Geography is another difference between crowdfunding and traditional methods. Traditional funding requires closer distance between the entrepreneur and the investor due to face-to-face meetings etc., crowdfunding however eliminates geographical limits, as it serves a global stage via the internet, which also supports entrepreneurs from rural areas (Silver et al., 2016).

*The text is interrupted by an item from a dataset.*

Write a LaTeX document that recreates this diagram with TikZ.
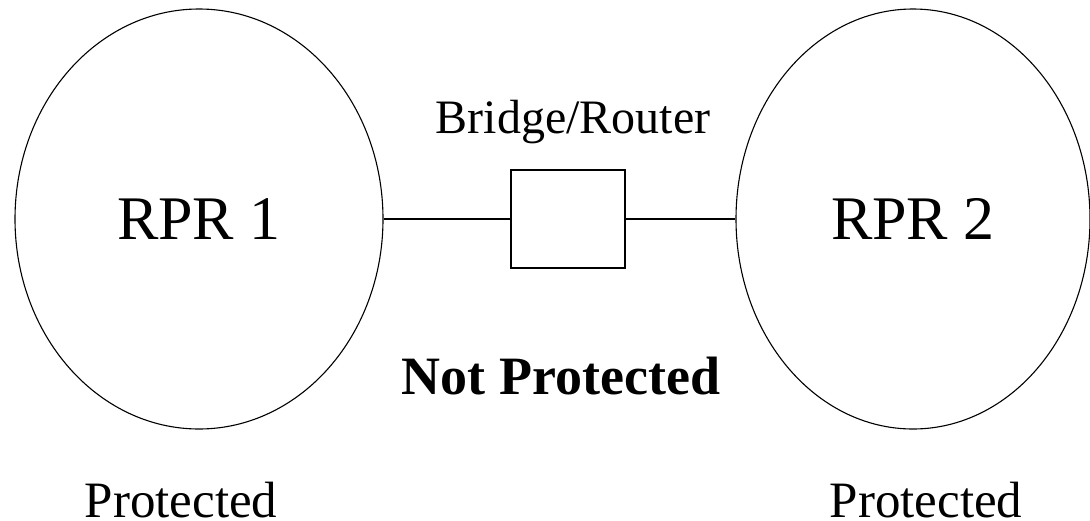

2.2.1 The reallocation of the gatekeeper

Obviously, one of the main differences between crowdfunding and traditional methods is, that crowdfunding happens “without standard financial intermediaries” (Mollick, 2014). What Mollick means with ‘standard financial intermediaries’, is illustrated well in the documentary

‘Capital C’ (Birkhofer and Kundinger, 2014). The film demonstrates the basic idea of reward- based crowdfunding and how it differs to traditional methods. Crowdfunding helps small entrepreneurs to obtain funding directly from potential customers. The traditional (standard financial) intermediary, in the documentary described as gatekeeper, is most often an investor, venture capitalist or financial institution. These are the ones, the entrepreneur needs to convince and perhaps collaborate with, as they act as a gatekeeper towards the realisation of the entrepreneur’s project (Vinturella and Erickson, 2013). The other approach is to utilize crowdfunding, which follows a more democratic scheme, as it eliminates the gatekeeper in between (Mollick, 2014). Here, the entrepreneur needs to convince the crowd, as they have the collective power over the realisation of the entrepreneur’s project.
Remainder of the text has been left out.